My replacement #30 countersink came in so I went back and took care of the steps I had to skip the other day.  Then I got everything dimpled (skins and skeletal pieces).  Then I built a little jig to make it easier to countersink the AEX wedge – which I then did.  Thanks to the many posts about this step on VAF (, I saved a huge amount of time, no doubt.  Next is priming and hopefully I’ll do a better job this time than I did on the Vertical Stabilizer.
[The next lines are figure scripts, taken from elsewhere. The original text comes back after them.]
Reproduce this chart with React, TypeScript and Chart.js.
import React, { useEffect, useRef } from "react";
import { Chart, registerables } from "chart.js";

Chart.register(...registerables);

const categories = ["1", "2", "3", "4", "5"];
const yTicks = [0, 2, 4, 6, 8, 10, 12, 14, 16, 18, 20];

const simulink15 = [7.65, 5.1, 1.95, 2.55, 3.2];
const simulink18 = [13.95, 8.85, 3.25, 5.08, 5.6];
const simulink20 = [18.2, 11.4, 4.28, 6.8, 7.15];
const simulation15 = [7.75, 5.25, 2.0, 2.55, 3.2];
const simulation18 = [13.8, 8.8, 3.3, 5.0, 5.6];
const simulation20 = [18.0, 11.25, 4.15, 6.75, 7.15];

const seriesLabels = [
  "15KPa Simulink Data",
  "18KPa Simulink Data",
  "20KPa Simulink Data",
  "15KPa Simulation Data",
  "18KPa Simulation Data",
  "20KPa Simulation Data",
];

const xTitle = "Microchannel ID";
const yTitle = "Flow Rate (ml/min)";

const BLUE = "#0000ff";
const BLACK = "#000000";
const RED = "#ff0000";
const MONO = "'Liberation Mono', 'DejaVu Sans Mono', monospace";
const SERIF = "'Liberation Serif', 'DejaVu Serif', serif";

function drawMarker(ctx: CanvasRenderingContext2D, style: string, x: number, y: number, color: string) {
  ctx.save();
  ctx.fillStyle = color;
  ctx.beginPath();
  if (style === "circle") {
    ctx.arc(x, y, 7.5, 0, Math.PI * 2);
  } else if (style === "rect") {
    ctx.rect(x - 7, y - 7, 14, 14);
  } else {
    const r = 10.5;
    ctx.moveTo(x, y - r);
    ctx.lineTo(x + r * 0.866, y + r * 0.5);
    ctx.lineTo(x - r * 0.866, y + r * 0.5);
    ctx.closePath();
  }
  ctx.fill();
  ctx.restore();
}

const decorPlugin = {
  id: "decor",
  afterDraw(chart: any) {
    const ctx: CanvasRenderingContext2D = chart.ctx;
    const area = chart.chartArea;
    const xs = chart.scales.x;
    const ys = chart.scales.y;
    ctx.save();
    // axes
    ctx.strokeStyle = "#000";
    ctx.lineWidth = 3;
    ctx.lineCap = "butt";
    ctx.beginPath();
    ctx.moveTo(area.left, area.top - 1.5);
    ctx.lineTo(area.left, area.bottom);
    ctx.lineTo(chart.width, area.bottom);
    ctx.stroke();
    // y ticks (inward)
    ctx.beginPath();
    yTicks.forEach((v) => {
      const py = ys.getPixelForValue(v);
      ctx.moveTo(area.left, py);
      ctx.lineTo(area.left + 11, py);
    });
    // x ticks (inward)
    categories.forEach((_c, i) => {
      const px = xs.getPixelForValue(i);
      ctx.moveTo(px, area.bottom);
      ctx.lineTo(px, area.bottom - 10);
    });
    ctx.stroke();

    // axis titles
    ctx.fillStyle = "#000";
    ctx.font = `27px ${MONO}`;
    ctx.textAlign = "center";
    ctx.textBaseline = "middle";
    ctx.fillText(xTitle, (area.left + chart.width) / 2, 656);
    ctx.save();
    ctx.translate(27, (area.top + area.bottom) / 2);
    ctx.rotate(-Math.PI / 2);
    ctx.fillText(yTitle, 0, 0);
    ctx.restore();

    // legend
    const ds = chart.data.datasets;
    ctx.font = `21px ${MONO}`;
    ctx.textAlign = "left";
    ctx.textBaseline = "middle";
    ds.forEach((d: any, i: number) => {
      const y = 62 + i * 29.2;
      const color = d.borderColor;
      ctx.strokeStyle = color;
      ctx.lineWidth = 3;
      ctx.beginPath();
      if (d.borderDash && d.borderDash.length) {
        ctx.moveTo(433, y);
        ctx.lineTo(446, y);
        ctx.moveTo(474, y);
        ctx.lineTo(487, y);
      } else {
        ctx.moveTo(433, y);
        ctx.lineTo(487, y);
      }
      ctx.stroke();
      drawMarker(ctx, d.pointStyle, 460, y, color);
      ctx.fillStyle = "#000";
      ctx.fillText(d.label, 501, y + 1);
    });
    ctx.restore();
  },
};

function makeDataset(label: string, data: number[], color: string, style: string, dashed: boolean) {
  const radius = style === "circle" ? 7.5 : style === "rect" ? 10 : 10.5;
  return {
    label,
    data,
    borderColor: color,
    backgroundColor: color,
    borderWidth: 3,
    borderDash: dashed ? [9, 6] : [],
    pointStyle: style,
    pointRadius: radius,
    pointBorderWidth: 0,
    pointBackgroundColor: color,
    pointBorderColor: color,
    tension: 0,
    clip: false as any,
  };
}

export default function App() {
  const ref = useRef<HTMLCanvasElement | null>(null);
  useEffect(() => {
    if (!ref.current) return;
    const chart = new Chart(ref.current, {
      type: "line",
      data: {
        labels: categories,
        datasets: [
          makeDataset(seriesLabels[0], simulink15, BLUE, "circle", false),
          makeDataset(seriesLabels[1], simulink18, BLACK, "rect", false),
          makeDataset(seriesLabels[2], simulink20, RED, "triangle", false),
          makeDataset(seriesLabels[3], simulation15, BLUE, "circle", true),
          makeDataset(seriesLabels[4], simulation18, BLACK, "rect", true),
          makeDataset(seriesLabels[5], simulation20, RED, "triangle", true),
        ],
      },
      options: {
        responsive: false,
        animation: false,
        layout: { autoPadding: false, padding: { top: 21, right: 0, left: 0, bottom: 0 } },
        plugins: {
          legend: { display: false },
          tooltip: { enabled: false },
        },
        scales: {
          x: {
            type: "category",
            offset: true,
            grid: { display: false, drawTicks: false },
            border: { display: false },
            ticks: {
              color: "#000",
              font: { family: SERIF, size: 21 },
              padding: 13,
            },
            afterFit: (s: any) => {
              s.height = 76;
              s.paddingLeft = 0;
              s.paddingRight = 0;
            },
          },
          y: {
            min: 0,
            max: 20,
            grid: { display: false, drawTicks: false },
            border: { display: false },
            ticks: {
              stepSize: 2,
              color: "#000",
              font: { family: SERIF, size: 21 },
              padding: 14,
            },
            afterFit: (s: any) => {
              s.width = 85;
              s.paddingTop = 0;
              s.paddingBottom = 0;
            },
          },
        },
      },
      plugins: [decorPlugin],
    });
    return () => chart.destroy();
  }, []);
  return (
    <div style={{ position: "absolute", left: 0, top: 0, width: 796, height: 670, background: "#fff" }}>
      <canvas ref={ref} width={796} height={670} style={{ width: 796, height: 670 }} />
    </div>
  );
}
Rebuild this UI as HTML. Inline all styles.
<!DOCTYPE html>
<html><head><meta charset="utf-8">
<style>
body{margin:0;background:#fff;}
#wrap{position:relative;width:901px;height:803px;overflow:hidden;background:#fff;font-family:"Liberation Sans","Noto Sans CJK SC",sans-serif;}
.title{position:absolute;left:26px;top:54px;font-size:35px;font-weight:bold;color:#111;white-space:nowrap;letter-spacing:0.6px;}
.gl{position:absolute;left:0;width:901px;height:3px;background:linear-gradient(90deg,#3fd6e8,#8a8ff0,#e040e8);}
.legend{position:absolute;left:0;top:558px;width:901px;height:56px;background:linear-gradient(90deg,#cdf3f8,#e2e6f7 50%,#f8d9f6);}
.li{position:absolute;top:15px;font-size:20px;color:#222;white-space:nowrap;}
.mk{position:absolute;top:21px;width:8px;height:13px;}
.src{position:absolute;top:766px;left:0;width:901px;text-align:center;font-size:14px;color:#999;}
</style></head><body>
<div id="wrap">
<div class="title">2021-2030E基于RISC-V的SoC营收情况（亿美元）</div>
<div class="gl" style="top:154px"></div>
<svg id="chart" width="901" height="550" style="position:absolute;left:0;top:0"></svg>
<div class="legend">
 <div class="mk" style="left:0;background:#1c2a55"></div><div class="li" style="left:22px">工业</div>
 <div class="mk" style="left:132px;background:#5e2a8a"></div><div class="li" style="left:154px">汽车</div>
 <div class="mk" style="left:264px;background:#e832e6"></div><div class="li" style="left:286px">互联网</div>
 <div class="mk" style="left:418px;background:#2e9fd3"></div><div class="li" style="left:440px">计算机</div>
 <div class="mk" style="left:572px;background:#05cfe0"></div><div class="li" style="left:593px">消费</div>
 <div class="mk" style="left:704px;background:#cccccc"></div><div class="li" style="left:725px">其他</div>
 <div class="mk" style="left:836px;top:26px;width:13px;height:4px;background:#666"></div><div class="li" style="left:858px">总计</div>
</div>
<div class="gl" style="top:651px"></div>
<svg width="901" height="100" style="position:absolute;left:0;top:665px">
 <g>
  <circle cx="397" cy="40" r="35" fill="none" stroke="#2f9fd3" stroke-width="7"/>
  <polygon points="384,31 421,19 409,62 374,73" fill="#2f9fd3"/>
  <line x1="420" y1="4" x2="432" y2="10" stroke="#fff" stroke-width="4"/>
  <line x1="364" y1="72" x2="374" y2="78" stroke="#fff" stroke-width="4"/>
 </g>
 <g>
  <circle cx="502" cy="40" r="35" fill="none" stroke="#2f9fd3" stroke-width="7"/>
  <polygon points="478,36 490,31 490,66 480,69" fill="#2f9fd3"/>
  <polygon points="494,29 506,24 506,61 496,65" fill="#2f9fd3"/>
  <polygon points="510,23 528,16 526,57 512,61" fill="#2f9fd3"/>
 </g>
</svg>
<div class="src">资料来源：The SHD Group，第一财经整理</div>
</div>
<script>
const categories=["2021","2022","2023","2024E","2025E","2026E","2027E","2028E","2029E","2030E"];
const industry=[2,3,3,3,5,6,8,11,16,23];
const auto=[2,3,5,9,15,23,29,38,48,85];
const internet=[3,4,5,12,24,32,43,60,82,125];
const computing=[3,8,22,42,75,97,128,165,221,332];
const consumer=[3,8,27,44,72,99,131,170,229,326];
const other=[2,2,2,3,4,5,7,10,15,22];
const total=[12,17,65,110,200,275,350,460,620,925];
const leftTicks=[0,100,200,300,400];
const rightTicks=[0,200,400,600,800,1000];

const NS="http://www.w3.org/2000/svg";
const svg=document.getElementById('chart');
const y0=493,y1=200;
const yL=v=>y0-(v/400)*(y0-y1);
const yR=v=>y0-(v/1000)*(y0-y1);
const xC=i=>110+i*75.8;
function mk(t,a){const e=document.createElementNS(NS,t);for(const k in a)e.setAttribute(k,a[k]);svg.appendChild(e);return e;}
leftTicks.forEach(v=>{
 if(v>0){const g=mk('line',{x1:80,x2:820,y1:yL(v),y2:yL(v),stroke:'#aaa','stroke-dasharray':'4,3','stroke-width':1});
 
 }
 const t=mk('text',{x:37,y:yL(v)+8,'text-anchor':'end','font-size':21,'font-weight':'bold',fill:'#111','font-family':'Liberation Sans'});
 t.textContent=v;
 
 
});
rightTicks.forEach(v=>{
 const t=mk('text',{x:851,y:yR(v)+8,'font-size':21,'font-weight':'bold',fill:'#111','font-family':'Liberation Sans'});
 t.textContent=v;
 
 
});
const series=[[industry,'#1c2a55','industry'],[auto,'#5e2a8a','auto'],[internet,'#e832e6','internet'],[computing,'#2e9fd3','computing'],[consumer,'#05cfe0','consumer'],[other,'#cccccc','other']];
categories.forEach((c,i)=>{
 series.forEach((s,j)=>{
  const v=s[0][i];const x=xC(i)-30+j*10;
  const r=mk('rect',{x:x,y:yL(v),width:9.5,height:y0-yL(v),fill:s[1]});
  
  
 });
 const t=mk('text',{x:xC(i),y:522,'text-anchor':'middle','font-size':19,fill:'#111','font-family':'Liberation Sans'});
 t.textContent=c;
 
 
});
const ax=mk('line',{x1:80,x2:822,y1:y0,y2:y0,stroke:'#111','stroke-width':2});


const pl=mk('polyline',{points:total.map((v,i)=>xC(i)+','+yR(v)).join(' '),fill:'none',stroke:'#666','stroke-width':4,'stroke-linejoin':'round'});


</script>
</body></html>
Closeup of some dimpled rudder pieces.

All the dimpled rudder pieces

The simple little jig I built to make countersinking the holes in the AEX wedge a little easier.  For those who care, the AEX wedge is a wedge of metal that brings the two sides of the rudder to a point at the back.  On the jig is a small piece of this wedge mounted so that when I put the long piece on top, I can keep it flush to the drill press.  There is a hole in the wedge to allow the countersink tip to have someplace to go as it presses into the wedge which will be laid above.  The nails are only there to loosely help guide the wedge as I slide it under the drill press.  The position of these nails are not critical.

 The AEX wedge resting on the jig under the drill press.  The countersink cage is visible.  One thing I realized is that I had to constantly check the locking nut on the countersink cage because the continuous motion of the drill caused to to loosen.



All the rudder – including the freshly countersunk AEX wedge all waiting to be primed.